How Companies Gain Value by Providing Training
Any training will be well received and will provide the intended results when you provide training that is interesting, targeted, engaging and is simple to access and use. These courses do not come across as testing, they are not tedious and stressful like most online training courses; on the contrary they are engaging, interactive and encourage practice and review. How you present any type of training is important. You want your employees to know that you see them as individuals that have the capacity to improve and contribute, and that you are willing to invest in them as valuable assets. When you introduce SPIB eLearning as a tool which you invested in for the sole purpose of helping your employees to improve their job skills, then it will be received positively by the students.

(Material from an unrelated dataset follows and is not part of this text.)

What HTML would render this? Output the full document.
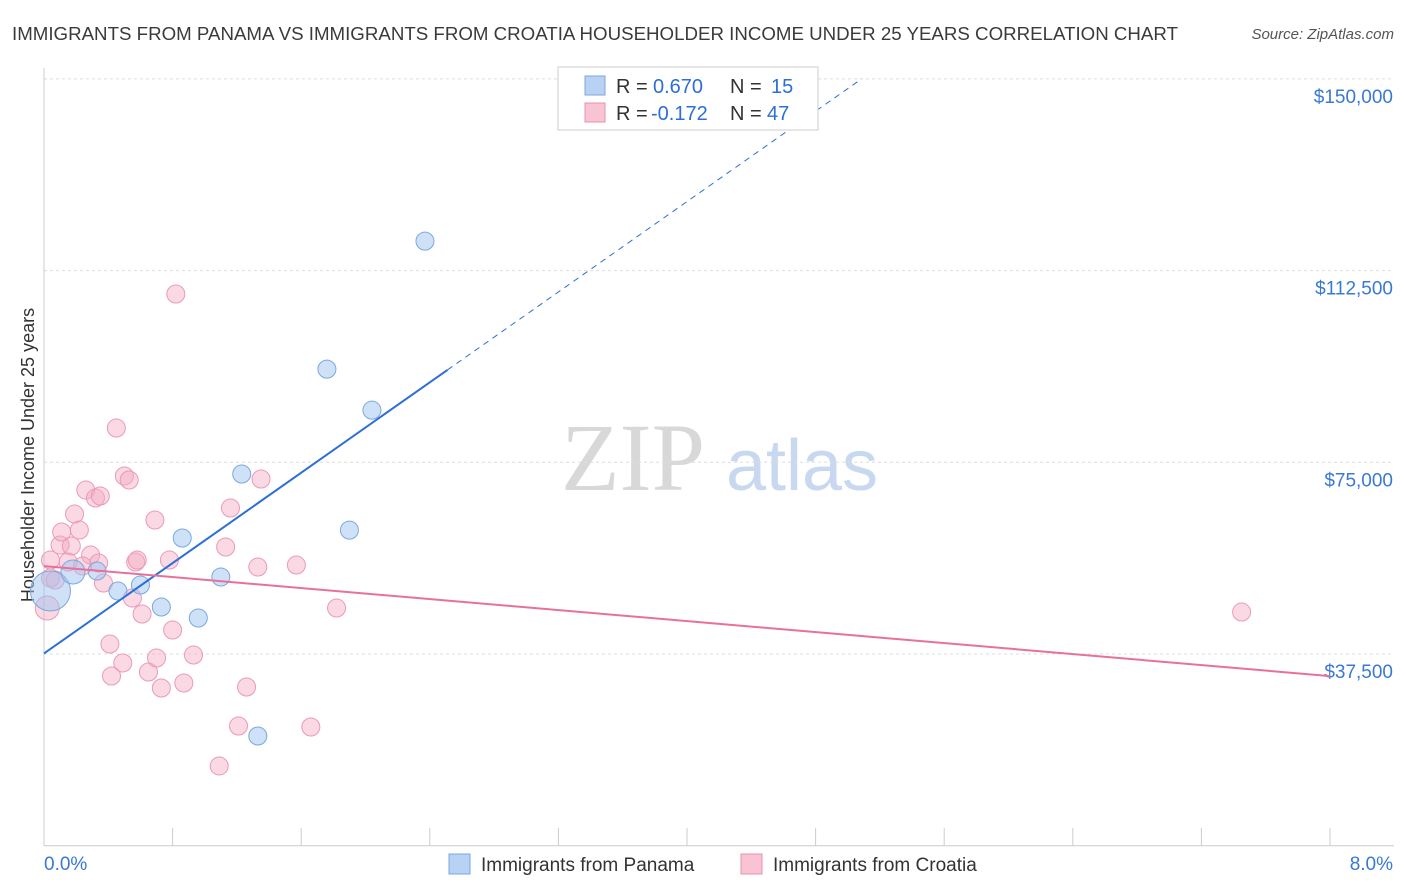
<!DOCTYPE html>
<html><head><meta charset="utf-8"><style>
body{margin:0;background:#fff;font-family:"Liberation Sans",sans-serif;}
svg{display:block}
</style></head><body>
<svg id="chart" width="1406" height="892">
<text x="12" y="40" font-size="18" fill="#3a3a3a" textLength="1166" lengthAdjust="spacingAndGlyphs">IMMIGRANTS FROM PANAMA VS IMMIGRANTS FROM CROATIA HOUSEHOLDER INCOME UNDER 25 YEARS CORRELATION CHART</text>
<text x="1394" y="39" font-size="15" fill="#555" font-style="italic" text-anchor="end">Source: ZipAtlas.com</text>
<text x="34" y="455" font-size="18" fill="#333" text-anchor="middle" transform="rotate(-90 34 455)">Householder Income Under 25 years</text>
<g>
<text x="633" y="490" font-size="96" fill="#d8d8d8" font-family="Liberation Serif,serif" text-anchor="middle">ZIP</text>
<text x="802" y="490" font-size="72" fill="#c8d8f0" text-anchor="middle">atlas</text>
</g>
<g id="grid"></g>
<g id="marks"></g>
<g>
<rect x="558" y="67" width="260" height="63" fill="#fff" stroke="#ccc"/>
<rect x="585" y="76" width="20" height="19" fill="#b8d2f4" stroke="#7aa8e0"/>
<rect x="585" y="103" width="20" height="19" fill="#f8c4d4" stroke="#e890ac"/>
<text x="616" y="93" font-size="20" fill="#333">R =</text>
<text x="653" y="93" font-size="20" fill="#2c6fd6">0.670</text>
<text x="730" y="93" font-size="20" fill="#333">N =</text>
<text x="771" y="93" font-size="20" fill="#2c6fd6">15</text>
<text x="616" y="120" font-size="20" fill="#333">R =</text>
<text x="651" y="120" font-size="20" fill="#2c6fd6">-0.172</text>
<text x="730" y="120" font-size="20" fill="#333">N =</text>
<text x="767" y="120" font-size="20" fill="#2c6fd6">47</text>
</g>
<g>
<rect x="449" y="854" width="21" height="20" fill="#b8d2f4" stroke="#7aa8e0"/>
<text x="481" y="871" font-size="19" fill="#333">Immigrants from Panama</text>
<rect x="741" y="854" width="21" height="20" fill="#f8c4d4" stroke="#e890ac"/>
<text x="773" y="871" font-size="19" fill="#333">Immigrants from Croatia</text>
</g>
</svg>
<script>
const yTicks=[37500,75000,112500,150000];
const yTickLabels=["$37,500","$75,000","$112,500","$150,000"];
const xTickLabels=["0.0%","8.0%"];
const panamaX=[0.04,0.18,0.33,0.46,0.60,0.73,0.86,0.96,1.10,1.23,1.33,1.76,1.90,2.04,2.37];
const panamaY=[49820,53540,53730,49820,51000,46690,60190,44540,52560,72710,21460,93230,61730,85200,118270];
const panamaR=[20,12,9,9,9,9,9,9,9,9,9,9,9,9,9];
const croatiaX=[0.04,0.02,0.07,0.10,0.11,0.19,0.17,0.22,0.26,0.29,0.32,0.35,0.34,0.37,0.41,0.42,0.45,0.49,0.50,0.53,0.55,0.57,0.58,0.61,0.65,0.69,0.70,0.73,0.78,0.80,0.82,0.87,0.93,1.09,1.13,1.16,1.21,1.26,1.33,1.35,1.57,1.66,1.82,7.45,0.15,0.24,0.04];
const croatiaY=[52360,46490,51970,58820,61360,64880,58620,61750,69570,56860,68010,68400,55300,51390,39450,33200,81700,35740,72320,71540,48450,55490,55880,45320,33980,63710,36720,30850,55880,42190,107920,31830,37310,15600,58430,66060,23410,31040,54510,71730,54900,23220,46490,45710,55490,54710,55880];
const croatiaR=[9,12,9,9,9,9,9,9,9,9,9,9,9,9,9,9,9,9,9,9,9,9,9,9,9,9,9,9,9,9,9,9,9,9,9,9,9,9,9,9,9,9,9,9,9,9,9];
const panamaTrend=[37600,22100];
const croatiaTrend=[54700,-2690];
const X0=44,X1=1330,Y0=845.7,PX=191.7/37500;
const sx=v=>X0+(X1-X0)*v/8, sy=v=>Y0-v*PX;
const NS="http://www.w3.org/2000/svg";
function mk(tag,attrs,parent){const e=document.createElementNS(NS,tag);for(const k in attrs)e.setAttribute(k,attrs[k]);parent.appendChild(e);return e;}
const grid=document.getElementById('grid'),marks=document.getElementById('marks');
yTicks.forEach((t,i)=>{
 const g=mk('line',{x1:X0,x2:1394,y1:sy(t),y2:sy(t),stroke:'#ddd','stroke-dasharray':'3,3'},grid);
 
 
 const l=mk('text',{x:1393,y:sy(t)+24,'font-size':19,fill:'#3a78d4','text-anchor':'end'},grid);
 l.textContent=yTickLabels[i];
 
 
});
const ax=mk('line',{x1:X0,x2:1394,y1:Y0,y2:Y0,stroke:'#ccc'},grid);


const ay=mk('line',{x1:X0,x2:X0,y1:68,y2:Y0,stroke:'#ccc'},grid);


for(let i=0;i<=10;i++){
 const t=mk('line',{x1:sx(i*0.8),x2:sx(i*0.8),y1:828,y2:Y0,stroke:'#ccc'},grid);
 
 
}
[[0,'start',44],[8,'end',1393]].forEach((d,i)=>{
 const l=mk('text',{x:d[2],y:870,'font-size':19,fill:'#3a78d4','text-anchor':d[1]},grid);
 l.textContent=xTickLabels[i];
 
 
});
croatiaX.forEach((x,i)=>{
 const c=mk('circle',{cx:sx(x),cy:sy(croatiaY[i]),r:croatiaR[i],fill:'rgba(245,170,196,0.45)',stroke:'#eb9ab4','stroke-width':1},marks);
 
 
});
panamaX.forEach((x,i)=>{
 const c=mk('circle',{cx:sx(x),cy:sy(panamaY[i]),r:panamaR[i],fill:'rgba(160,195,240,0.5)',stroke:'#7aa8e0','stroke-width':1},marks);
 
 
});
const pf=x=>panamaTrend[0]+panamaTrend[1]*x;
const xs=2.51, xe=(150000-panamaTrend[0])/panamaTrend[1];
const l1=mk('line',{x1:sx(0),y1:sy(pf(0)),x2:sx(xs),y2:sy(pf(xs)),stroke:'#2c6fd6','stroke-width':2},marks);


const l2=mk('line',{x1:sx(xs),y1:sy(pf(xs)),x2:sx(xe),y2:sy(pf(xe)),stroke:'#2c6fd6','stroke-width':1,'stroke-dasharray':'6,5'},marks);


const cf=x=>croatiaTrend[0]+croatiaTrend[1]*x;
const l3=mk('line',{x1:sx(0),y1:sy(cf(0)),x2:sx(8),y2:sy(cf(8)),stroke:'#e8709a','stroke-width':2},marks);


</script>
</body></html>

The effects of investing in your employees and treating them as assets will be returned to the company many times over. If your employees understand that you are willing to make an investment in them it can change their approach and way of thinking about the importance of their job. Training can improve employee self-esteem and retention which will lead to an improvement in efficiency and increase grade recovery.

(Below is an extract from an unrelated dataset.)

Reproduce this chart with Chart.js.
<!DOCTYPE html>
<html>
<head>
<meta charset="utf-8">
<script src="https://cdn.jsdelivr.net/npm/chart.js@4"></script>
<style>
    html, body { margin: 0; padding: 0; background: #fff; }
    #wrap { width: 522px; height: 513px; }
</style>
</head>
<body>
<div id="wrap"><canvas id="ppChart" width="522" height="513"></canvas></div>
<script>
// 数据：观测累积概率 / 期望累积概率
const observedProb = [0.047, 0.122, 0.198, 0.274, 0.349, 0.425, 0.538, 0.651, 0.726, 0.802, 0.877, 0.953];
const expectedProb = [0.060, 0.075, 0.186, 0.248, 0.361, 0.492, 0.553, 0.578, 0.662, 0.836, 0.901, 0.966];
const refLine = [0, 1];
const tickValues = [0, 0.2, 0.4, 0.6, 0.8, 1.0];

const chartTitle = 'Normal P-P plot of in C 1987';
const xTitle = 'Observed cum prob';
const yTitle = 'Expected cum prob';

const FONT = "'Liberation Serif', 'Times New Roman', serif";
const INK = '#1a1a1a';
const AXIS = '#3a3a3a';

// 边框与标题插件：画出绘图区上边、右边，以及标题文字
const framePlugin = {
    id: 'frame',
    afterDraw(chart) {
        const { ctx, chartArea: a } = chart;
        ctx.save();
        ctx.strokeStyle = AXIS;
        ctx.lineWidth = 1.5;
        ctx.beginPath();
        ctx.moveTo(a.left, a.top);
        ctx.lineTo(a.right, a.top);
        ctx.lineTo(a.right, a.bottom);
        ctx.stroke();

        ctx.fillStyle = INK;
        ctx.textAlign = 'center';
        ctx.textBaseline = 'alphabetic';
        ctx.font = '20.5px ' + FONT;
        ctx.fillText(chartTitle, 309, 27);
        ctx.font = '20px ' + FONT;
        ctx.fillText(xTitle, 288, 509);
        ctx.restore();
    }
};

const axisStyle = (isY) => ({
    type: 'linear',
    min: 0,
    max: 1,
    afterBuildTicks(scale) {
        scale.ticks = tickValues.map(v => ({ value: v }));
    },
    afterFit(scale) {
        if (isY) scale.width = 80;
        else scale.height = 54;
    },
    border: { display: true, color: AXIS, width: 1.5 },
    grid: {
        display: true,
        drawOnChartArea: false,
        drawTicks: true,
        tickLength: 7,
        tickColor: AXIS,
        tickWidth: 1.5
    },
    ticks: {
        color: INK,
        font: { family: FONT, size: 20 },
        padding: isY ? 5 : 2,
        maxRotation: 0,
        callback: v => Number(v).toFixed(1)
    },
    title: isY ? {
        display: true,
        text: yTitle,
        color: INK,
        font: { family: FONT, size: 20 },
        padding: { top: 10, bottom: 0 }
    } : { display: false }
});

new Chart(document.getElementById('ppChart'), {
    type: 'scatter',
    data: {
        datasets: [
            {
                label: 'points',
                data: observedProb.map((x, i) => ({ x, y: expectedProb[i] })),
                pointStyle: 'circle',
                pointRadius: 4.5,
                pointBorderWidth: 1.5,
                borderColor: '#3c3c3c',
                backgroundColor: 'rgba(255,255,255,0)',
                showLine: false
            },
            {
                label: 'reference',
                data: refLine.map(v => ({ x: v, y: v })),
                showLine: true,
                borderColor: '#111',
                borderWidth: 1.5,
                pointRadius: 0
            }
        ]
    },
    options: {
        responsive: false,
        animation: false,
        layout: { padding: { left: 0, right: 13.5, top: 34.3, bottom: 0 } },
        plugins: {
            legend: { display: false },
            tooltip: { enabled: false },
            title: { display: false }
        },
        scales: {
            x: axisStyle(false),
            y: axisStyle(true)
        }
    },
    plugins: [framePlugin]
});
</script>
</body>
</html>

Understand that these courses will also benefit mill line graders and grader trainees; and because they can be accessed from any computer with an internet connection, others in our industry with a need to better understand how dimension lumber is graded can use these courses at their convenience. In the past all this material was only available through word of mouth from experienced lumber inspectors. Now mill managers, supervisors, and support staff; as well as lumber sales staff, retailers, architects, engineers, and foresters can go through these courses whenever the time is available. Training these types of employees on how dimension lumber is graded use to require classroom and on the job instruction. With the availability of eLearning it has become practical to deliver this information to diverse groups of employees. Take advantage of this innovative approach to training soon. Now you can easily bring everyone up to speed on the details of how your dimension lumber is graded. These courses provide countless hours of face to face training materials and explanations in concise and easily accessible form. SPIB is committed to working with our customers to establish the highest standards and ensure a sustainable, successful future for the industry. All grading rules for Southern Pine are maintained by SPIB and are the standards for the entire Southern Pine industry.